- [Challenge]: Starting at the top of the listing, extract every line up to and including the one with "const seriesNames = ['LCD". Pictures stay out of the copy.

- [Data segment]:
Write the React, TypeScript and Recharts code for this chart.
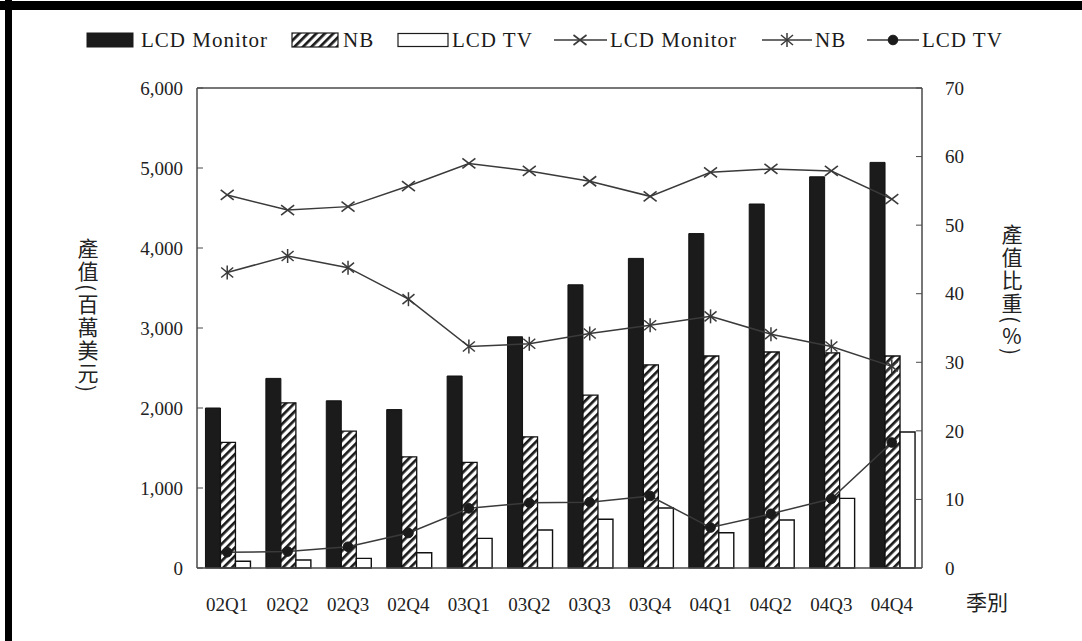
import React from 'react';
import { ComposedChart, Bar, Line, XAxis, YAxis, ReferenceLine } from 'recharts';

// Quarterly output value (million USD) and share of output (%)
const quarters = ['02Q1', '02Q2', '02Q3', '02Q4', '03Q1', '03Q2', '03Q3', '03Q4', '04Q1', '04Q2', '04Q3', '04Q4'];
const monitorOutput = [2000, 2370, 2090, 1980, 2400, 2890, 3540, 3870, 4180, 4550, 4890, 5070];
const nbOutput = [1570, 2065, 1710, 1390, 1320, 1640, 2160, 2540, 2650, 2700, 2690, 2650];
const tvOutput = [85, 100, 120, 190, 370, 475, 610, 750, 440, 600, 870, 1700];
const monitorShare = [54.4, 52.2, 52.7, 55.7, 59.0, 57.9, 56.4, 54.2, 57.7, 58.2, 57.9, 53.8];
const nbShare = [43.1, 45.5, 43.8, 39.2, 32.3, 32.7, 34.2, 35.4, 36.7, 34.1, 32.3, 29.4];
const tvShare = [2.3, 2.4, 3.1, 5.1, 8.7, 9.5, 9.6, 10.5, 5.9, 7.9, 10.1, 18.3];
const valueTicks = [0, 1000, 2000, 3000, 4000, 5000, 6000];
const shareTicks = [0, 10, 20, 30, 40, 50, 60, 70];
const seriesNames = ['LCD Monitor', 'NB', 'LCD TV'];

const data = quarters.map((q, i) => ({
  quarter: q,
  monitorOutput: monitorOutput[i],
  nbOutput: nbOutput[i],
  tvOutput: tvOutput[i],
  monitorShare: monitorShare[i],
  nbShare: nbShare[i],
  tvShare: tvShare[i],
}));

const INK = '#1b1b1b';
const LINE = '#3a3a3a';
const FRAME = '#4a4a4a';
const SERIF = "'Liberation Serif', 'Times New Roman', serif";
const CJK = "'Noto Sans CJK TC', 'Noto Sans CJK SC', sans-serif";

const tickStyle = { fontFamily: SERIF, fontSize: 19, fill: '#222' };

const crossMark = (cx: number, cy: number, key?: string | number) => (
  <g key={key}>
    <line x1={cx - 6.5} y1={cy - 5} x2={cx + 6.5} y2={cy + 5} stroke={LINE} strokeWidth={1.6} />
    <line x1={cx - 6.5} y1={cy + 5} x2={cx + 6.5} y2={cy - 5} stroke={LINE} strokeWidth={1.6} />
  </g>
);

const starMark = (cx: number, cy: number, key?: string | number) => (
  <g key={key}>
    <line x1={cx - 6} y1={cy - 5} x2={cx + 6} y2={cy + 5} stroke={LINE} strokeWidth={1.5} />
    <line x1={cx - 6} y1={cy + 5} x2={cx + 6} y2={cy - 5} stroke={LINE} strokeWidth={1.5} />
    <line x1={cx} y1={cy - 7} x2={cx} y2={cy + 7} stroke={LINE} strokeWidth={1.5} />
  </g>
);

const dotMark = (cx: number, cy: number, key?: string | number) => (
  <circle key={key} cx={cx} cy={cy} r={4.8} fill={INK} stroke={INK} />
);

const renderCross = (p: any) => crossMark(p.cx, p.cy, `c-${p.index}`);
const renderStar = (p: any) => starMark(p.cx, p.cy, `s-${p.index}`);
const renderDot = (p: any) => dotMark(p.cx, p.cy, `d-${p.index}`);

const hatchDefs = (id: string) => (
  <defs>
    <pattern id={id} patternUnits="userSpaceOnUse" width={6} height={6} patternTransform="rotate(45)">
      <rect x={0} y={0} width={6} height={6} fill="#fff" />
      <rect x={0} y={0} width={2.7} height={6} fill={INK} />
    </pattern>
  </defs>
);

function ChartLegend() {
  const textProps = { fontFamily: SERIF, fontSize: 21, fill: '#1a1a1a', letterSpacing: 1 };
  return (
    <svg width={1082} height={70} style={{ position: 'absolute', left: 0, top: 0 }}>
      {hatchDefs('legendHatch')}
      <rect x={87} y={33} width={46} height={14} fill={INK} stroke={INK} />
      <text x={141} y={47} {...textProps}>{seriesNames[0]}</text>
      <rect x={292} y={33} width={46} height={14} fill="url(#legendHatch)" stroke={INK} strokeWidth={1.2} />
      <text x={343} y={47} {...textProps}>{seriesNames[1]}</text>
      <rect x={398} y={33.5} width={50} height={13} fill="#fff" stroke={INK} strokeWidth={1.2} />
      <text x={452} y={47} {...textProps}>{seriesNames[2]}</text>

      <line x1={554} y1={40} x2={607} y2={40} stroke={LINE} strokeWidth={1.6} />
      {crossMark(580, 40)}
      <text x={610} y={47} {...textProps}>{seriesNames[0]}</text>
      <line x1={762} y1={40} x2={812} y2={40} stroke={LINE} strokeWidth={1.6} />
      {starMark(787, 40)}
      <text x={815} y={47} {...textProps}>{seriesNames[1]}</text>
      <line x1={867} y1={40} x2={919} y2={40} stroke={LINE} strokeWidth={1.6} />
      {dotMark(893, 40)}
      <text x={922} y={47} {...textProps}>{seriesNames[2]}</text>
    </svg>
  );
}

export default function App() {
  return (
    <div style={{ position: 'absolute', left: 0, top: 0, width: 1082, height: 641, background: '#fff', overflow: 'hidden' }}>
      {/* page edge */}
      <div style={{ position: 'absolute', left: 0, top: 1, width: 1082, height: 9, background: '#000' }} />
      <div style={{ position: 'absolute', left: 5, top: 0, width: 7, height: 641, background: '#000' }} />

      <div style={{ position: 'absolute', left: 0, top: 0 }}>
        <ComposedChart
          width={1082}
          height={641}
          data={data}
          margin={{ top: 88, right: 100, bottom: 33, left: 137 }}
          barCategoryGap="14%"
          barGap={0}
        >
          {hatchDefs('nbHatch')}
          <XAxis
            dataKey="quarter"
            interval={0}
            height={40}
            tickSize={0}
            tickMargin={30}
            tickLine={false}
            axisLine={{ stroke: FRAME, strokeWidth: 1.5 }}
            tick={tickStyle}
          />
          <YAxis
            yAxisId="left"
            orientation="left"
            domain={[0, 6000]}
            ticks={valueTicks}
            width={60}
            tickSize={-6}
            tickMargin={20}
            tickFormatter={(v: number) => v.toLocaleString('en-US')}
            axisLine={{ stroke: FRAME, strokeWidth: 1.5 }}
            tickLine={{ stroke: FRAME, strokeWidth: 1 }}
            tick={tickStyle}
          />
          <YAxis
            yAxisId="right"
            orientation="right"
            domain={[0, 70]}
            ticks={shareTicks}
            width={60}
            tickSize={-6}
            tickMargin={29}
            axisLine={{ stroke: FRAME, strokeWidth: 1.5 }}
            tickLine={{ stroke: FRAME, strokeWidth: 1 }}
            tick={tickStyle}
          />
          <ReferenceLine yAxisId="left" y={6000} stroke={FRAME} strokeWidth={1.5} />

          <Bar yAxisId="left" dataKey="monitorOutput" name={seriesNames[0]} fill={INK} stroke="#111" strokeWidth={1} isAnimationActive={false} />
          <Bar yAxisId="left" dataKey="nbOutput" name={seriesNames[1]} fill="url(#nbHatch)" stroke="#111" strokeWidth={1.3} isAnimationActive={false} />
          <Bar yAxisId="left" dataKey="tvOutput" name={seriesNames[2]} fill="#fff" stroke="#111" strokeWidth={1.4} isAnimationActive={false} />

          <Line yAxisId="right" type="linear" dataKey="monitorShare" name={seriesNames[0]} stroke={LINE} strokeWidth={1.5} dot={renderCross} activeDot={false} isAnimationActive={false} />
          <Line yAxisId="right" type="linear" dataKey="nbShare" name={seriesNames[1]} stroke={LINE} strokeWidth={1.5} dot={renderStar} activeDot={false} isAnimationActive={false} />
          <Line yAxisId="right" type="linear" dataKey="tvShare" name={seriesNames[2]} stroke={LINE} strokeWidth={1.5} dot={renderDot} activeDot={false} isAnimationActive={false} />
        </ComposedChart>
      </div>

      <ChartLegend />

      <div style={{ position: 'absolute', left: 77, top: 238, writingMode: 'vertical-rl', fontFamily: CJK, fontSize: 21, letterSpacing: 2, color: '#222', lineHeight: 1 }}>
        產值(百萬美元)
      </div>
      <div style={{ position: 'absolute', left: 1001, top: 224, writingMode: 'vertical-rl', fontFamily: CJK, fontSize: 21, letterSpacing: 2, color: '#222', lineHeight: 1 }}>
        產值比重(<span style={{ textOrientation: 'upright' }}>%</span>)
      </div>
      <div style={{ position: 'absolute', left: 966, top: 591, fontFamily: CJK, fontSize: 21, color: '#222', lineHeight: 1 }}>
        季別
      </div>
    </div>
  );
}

- [Output of the exercise]:
Write the React, TypeScript and Recharts code for this chart.
import React from 'react';
import { ComposedChart, Bar, Line, XAxis, YAxis, ReferenceLine } from 'recharts';

// Quarterly output value (million USD) and share of output (%)
const quarters = ['02Q1', '02Q2', '02Q3', '02Q4', '03Q1', '03Q2', '03Q3', '03Q4', '04Q1', '04Q2', '04Q3', '04Q4'];
const monitorOutput = [2000, 2370, 2090, 1980, 2400, 2890, 3540, 3870, 4180, 4550, 4890, 5070];
const nbOutput = [1570, 2065, 1710, 1390, 1320, 1640, 2160, 2540, 2650, 2700, 2690, 2650];
const tvOutput = [85, 100, 120, 190, 370, 475, 610, 750, 440, 600, 870, 1700];
const monitorShare = [54.4, 52.2, 52.7, 55.7, 59.0, 57.9, 56.4, 54.2, 57.7, 58.2, 57.9, 53.8];
const nbShare = [43.1, 45.5, 43.8, 39.2, 32.3, 32.7, 34.2, 35.4, 36.7, 34.1, 32.3, 29.4];
const tvShare = [2.3, 2.4, 3.1, 5.1, 8.7, 9.5, 9.6, 10.5, 5.9, 7.9, 10.1, 18.3];
const valueTicks = [0, 1000, 2000, 3000, 4000, 5000, 6000];
const shareTicks = [0, 10, 20, 30, 40, 50, 60, 70];
const seriesNames = ['LCD Monitor', 'NB', 'LCD TV'];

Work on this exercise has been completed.